The job-creation question no one can answer yet
The most important unknown may be what happens on the other side of the ledger. Some companies that announce AI-related layoffs simultaneously post openings for machine learning engineers, prompt designers, and data infrastructure specialists. The Challenger figures capture separations but not hires, so they measure displacement without accounting for any offsetting job creation.
That blind spot matters enormously for policy. If AI is destroying 50,000 roles a year but generating 40,000 new ones at comparable pay, the net impact looks very different than if those new positions are fewer, more specialized, and concentrated in a handful of metro areas. Right now, no single dataset answers that question cleanly.
The Bureau of Labor Statistics collects detailed data on job openings and separations through its JOLTS survey, but it does not tag technology-driven turnover as a separate category. Until that changes, or until a new federal tracking mechanism is created, the public picture of AI’s workforce impact will remain incomplete.
Disclosure rules and the next round of data
For the millions of Americans in roles that overlap with what large language models and automation tools can handle, the Challenger numbers are not abstract. They represent a measurable, month-over-month shift in how corporations justify restructuring, and the trend line is pointing up even as total layoffs ease.
Lawmakers in several states have begun discussing whether employers should be required to disclose when AI adoption is a factor in workforce reductions. At the federal level, the Government Accountability Office has urged better data collection on technology-driven displacement, though no legislation mandating it has advanced through Congress as of May 2026.

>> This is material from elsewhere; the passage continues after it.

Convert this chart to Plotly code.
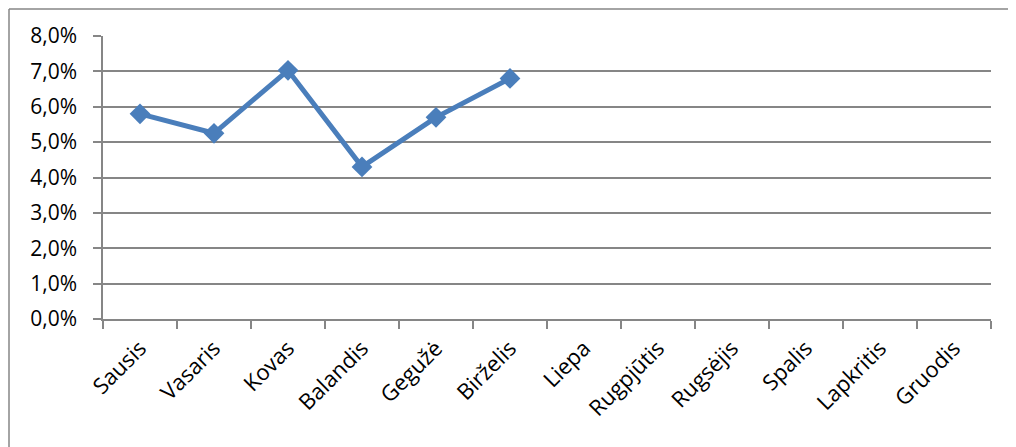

The next Challenger report, covering May, is expected in early June 2026. If AI-attributed cuts remain above 20,000 for a third consecutive month, the case that this is a durable structural shift will be significantly harder to dismiss. The April data already tells a clear story: companies are not just experimenting with AI anymore. They are reorganizing around it, and the layoff announcements are the most visible proof that the transition has moved from boardroom strategy decks into the lives of tens of thousands of workers.